Na de oorlog heeft Glassman brieven ontvangen van mensen die hem geholpen hebben, maar die hij niet kon thuisbrengen omdat hun namen hem niets zeiden. Deze mensen hadden vaak ook andere piloten geholpen. Zij vroegen dan Glassmans hulp om met die andere piloten in contact te komen, ervan uitgaande dat Glassman wel lid zou zijn van een veteranenorganisatie. Dat was hij niet. Hij vond dat de veteranenorganisaties te veel nadruk legden op de heroïek van de oorlog, waardoor het gevaar bestond dat de gruwelen van de oorlog vergeten zouden worden. Volgens Glassman was er geen heroïek en was er geen glorie, en moest juist de herinnering aan de lelijkheid van de oorlog levend gehouden worden.

Glassmans levensloop

Glassman werd op 24 juli 1923 geboren in Camden, New Jersey.

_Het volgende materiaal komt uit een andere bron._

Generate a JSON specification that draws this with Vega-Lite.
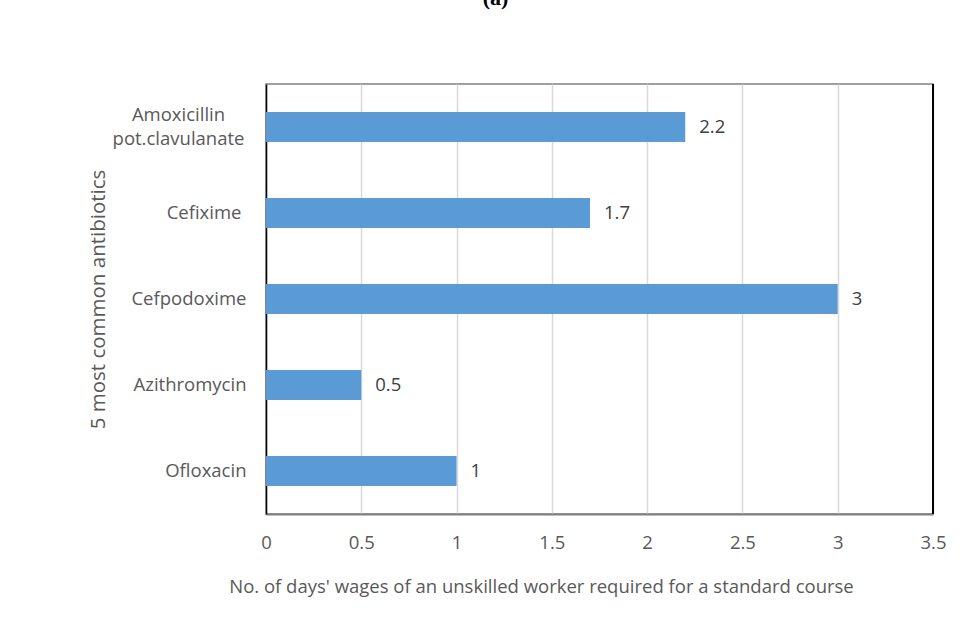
{
  "$schema": "https://vega.github.io/schema/vega-lite/v6.json",
  "autosize": "none",
  "width": 667,
  "height": 430,
  "padding": {"left": 266, "top": 84, "right": 39, "bottom": 125},
  "background": "white",
  "title": {
    "text": "(a)",
    "font": "Liberation Serif",
    "fontSize": 22,
    "fontWeight": "bold",
    "color": "#000000",
    "anchor": "middle",
    "frame": "group",
    "dx": -104,
    "offset": 56,
    "baseline": "alphabetic"
  },
  "config": {
    "font": "Open Sans",
    "view": {"stroke": "#808080", "strokeWidth": 1.5},
    "axis": {"labelFont": "Open Sans", "titleFont": "Open Sans"}
  },
  "data": {
    "values": [
      {"antibiotic": "Amoxicillin pot.clavulanate", "days": 2.2},
      {"antibiotic": "Cefixime", "days": 1.7},
      {"antibiotic": "Cefpodoxime", "days": 3},
      {"antibiotic": "Azithromycin", "days": 0.5},
      {"antibiotic": "Ofloxacin", "days": 1}
    ]
  },
  "encoding": {
    "y": {
      "field": "antibiotic",
      "type": "nominal",
      "sort": null,
      "scale": {"paddingInner": 0.65, "paddingOuter": 0.325},
      "axis": {
        "title": "5 most common antibiotics",
        "titleFontSize": 20.5,
        "titleFontWeight": "normal",
        "titleColor": "#595959",
        "titlePadding": 4,
        "labelExpr": "datum.value == 'Amoxicillin pot.clavulanate' ? ['Amoxicillin', 'pot.clavulanate'] : datum.label",
        "labelFontSize": 18.5,
        "labelColor": "#595959",
        "labelPadding": {"condition": [{"test": "datum.value == 'Amoxicillin pot.clavulanate'", "value": 88}, {"test": "datum.value == 'Cefixime'", "value": 25}], "value": 20},
        "labelAlign": {"condition": {"test": "datum.value == 'Amoxicillin pot.clavulanate'", "value": "center"}, "value": "right"},
        "labelOffset": {"condition": {"test": "datum.value == 'Amoxicillin pot.clavulanate'", "value": -12}, "value": 0},
        "labelLineHeight": 24,
        "ticks": false,
        "domainColor": "#000000",
        "domainWidth": 1.5,
        "labelLimit": 300
      }
    },
    "x": {
      "field": "days",
      "type": "quantitative",
      "scale": {"domain": [0, 3.5], "nice": false},
      "axis": {
        "title": "No. of days' wages of an unskilled worker required for a standard course",
        "titleFontSize": 18.5,
        "titleFontWeight": "normal",
        "titleColor": "#595959",
        "titlePadding": 26,
        "titleX": 275,
        "values": [0, 0.5, 1, 1.5, 2, 2.5, 3, 3.5],
        "format": "",
        "labelFontSize": 18.5,
        "labelColor": "#595959",
        "labelPadding": 19,
        "ticks": false,
        "grid": true,
        "gridColor": "#d9d9d9",
        "gridWidth": 1.5,
        "domainColor": "#808080",
        "domainWidth": 2,
        "labelFlush": false
      }
    }
  },
  "layer": [
    {"mark": {"type": "bar", "color": "#5B9BD5"}},
    {
      "mark": {"type": "text", "align": "left", "dx": 14, "fontSize": 18.5, "color": "#404040", "font": "Open Sans"},
      "encoding": {"text": {"field": "days", "type": "quantitative", "format": ""}}
    },
    {
      "mark": {"type": "rule", "color": "#000000", "strokeWidth": 1.5},
      "encoding": {"x": {"datum": 3.5}, "y": {"value": 0}, "y2": {"value": 430}}
    }
  ]
}
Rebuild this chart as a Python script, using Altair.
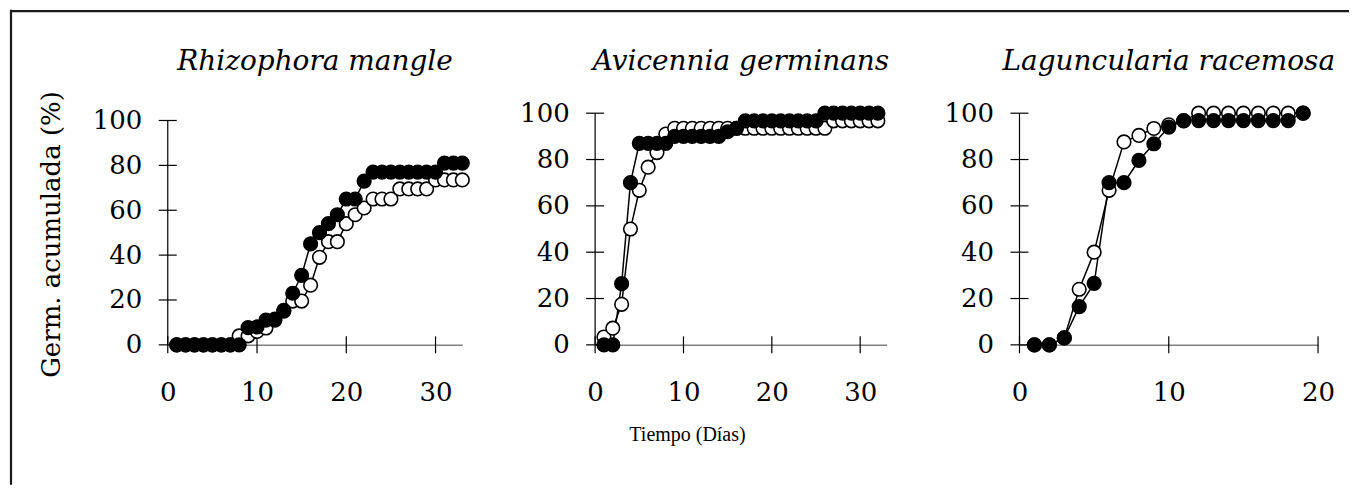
import altair as alt
import pandas as pd

# ---------------- data ----------------
titles = ["Rhizophora mangle", "Avicennia germinans", "Laguncularia racemosa"]
y_title = "Germ. acumulada (%)"
x_title = "Tiempo (Días)"

y_ticks = [0, 20, 40, 60, 80, 100]
x_ticks_long = [0, 10, 20, 30]
x_ticks_short = [0, 10, 20]

# Rhizophora mangle (days 1..33)
rm_days = list(range(1, 34))
rm_filled = [0, 0, 0, 0, 0, 0, 0, 0, 7.7, 8, 11, 11.5, 15.4, 23, 31, 45, 50, 54,
             58, 65, 65, 73, 77, 77, 77, 77, 77, 77, 77, 77, 81, 81, 81]
rm_open = [0, 0, 0, 0, 0, 0, 0, 4, 4, 6, 7.5, 11, 15, 19.5, 19.5, 26.6, 39, 46,
           46, 54, 58, 61, 65, 65, 65, 69.5, 69.5, 69.5, 69.5, 73.5, 73.5, 73.5, 73.5]

# Avicennia germinans (days 1..32)
ag_days = list(range(1, 33))
ag_filled = [0, 0, 26.4, 70, 87, 87, 87, 87, 90, 90, 90, 90, 90, 90, 92, 93.5,
             96.7, 96.7, 96.7, 96.7, 96.7, 96.7, 96.7, 96.7, 96.7, 100, 100, 100,
             100, 100, 100, 100]
ag_open = [3.4, 7.2, 17.5, 50, 66.7, 76.7, 83, 91, 93.5, 93.5, 93.5, 93.5, 93.5,
           93.5, 93.5, 93.5, 93.5, 93.5, 93.5, 93.5, 93.5, 93.5, 93.5, 93.5, 93.5,
           93.5, 96.7, 96.7, 96.7, 96.7, 96.7, 96.7]

# Laguncularia racemosa (days 1..19)
lr_days = list(range(1, 20))
lr_filled = [0, 0, 3, 16.5, 26.5, 70, 70, 79.6, 86.8, 94, 96.8, 96.8, 96.8, 96.8,
             96.8, 96.8, 96.8, 96.8, 100]
lr_open = [0, 0, 3, 24, 40, 66.7, 87.6, 90.4, 93.4, 95, 96.7, 100, 100, 100, 100,
           100, 100, 100, 100]

SERIF = "DejaVu Serif"


def panel(days, filled, opn, title, x_max, x_ticks, y_max, width,
          show_ytitle=False, show_xtitle=False, border=False):
    n = len(days)
    df = pd.DataFrame({
        "d": days + days,
        "v": opn + filled,
        "s": ["open"] * n + ["filled"] * n,
    })
    xs = alt.Scale(domain=[0, x_max], nice=False, zero=False)
    ys = alt.Scale(domain=[0, y_max], nice=False, zero=False)

    x_axis_kw = dict(values=x_ticks, ticks=False, tickSize=0, domain=True,
                     domainColor="#808080", domainWidth=1.5, grid=False,
                     labelFont=SERIF, labelFontSize=26, labelColor="black",
                     labelPadding=35, labelFlush=False)
    if show_xtitle:
        x_axis = alt.Axis(title=x_title, titleFont="Liberation Serif",
                          titleFontSize=20, titleFontWeight="normal",
                          titleColor="black", titleX=92, titleY=90,
                          titleAlign="center", titleBaseline="middle",
                          **x_axis_kw)
    else:
        x_axis = alt.Axis(title=None, **x_axis_kw)

    y_axis_kw = dict(values=y_ticks, ticks=False, tickSize=0, domain=False,
                     grid=False, labelFont=SERIF, labelFontSize=26,
                     labelColor="black", labelPadding=26, labelFlush=False)
    if show_ytitle:
        y_axis = alt.Axis(title=y_title, titleFont=SERIF, titleFontSize=26,
                          titleFontWeight="normal", titleColor="black",
                          titleX=-116, titleY=121, titleBaseline="middle",
                          titleAlign="center", **y_axis_kw)
    else:
        y_axis = alt.Axis(title=None, **y_axis_kw)

    X = alt.X("d:Q", scale=xs, axis=x_axis)
    Y = alt.Y("v:Q", scale=ys, axis=y_axis)

    base = alt.Chart(df)
    lines = base.mark_line(color="black", strokeWidth=1.5).encode(
        x=X, y=Y, detail="s:N")
    open_pts = base.transform_filter(alt.datum.s == "open").mark_point(
        shape="circle", filled=True, fill="white", stroke="black",
        strokeWidth=1.6, size=185, opacity=1).encode(x=X, y=Y)
    filled_pts = base.transform_filter(alt.datum.s == "filled").mark_point(
        shape="circle", filled=True, fill="black", stroke="black",
        strokeWidth=1.6, size=185, opacity=1).encode(x=X, y=Y)

    # axis lines / crossing ticks
    xt = pd.DataFrame({"t": x_ticks})
    yt = pd.DataFrame({"t": y_ticks})
    one = pd.DataFrame({"k": [0]})
    y_line = alt.Chart(one).mark_rule(
        color="black", strokeWidth=1.2).encode(
        x=alt.X("k:Q", scale=xs, axis=x_axis),
        y=alt.datum(0, scale=ys), y2=alt.datum(100))
    x_tk = alt.Chart(xt).mark_tick(orient="vertical", size=17, thickness=1.2,
                                    color="black", opacity=1).encode(
        x=alt.X("t:Q", scale=xs, axis=x_axis), y=alt.datum(0, scale=ys))
    y_tk = alt.Chart(yt).mark_tick(orient="horizontal", size=18, thickness=1.2,
                                    color="black", opacity=1).encode(
        y=alt.Y("t:Q", scale=ys, axis=y_axis), x=alt.datum(0, scale=xs))

    head = alt.Chart(one).mark_text(
        text=title, font=SERIF, fontSize=28, fontStyle="italic",
        fontWeight="normal", color="black", align="center",
        baseline="alphabetic").encode(
        x=alt.value(width / 2), y=alt.value(-43.4))

    layers = [y_line, x_tk, y_tk, lines, open_pts, filled_pts, head]
    if border:
        left_b = alt.Chart(one).mark_rule(color="#1a1a1a", strokeWidth=2.2).encode(
            x=alt.value(-157), y=alt.value(-103.5), y2=alt.value(372))
        top_b = alt.Chart(one).mark_rule(color="#1a1a1a", strokeWidth=2.2).encode(
            x=alt.value(-158), x2=alt.value(1183), y=alt.value(-102.3))
        layers += [left_b, top_b]

    return alt.layer(*layers).properties(width=width, height=232)


p1 = panel(rm_days, rm_filled, rm_open, titles[0], 33, x_ticks_long, 103.25,
           295, show_ytitle=True, border=True)
p2 = panel(ag_days, ag_filled, ag_open, titles[1], 33, x_ticks_long, 100,
           292, show_xtitle=True)
p3 = panel(lr_days, lr_filled, lr_open, titles[2], 20, x_ticks_short, 100, 299)

chart = alt.hconcat(p1, p2, p3, spacing=133, bounds="flush").properties(
    padding=0, background="white"
).configure_view(strokeWidth=0).resolve_scale(x="independent", y="independent")

chart.save("out.html", embed_options={"renderer": "svg", "actions": False})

Na de oorlog verliet Glassman de militaire dienst met de rang van kapitein. Behalve met het Purple Heart werd hij ook onderscheiden met het Distinguished Flying Cross.

Hij behaalde een bachelor-graad aan de Temple Universiteit in Philadelphia, Pennsylvania, en studeerde daarna geneeskunde aan de Staatsuniversiteit van New York. Hij specialiseerde zich in chirurgie en werkte meer dan vijftig jaar als chirurg in New Castle County, Delaware.

Hij was getrouwd en had een zoon en twee dochters. Hij overleed op 20 september 2009, 86 jaar oud, in Wilmington, Delaware.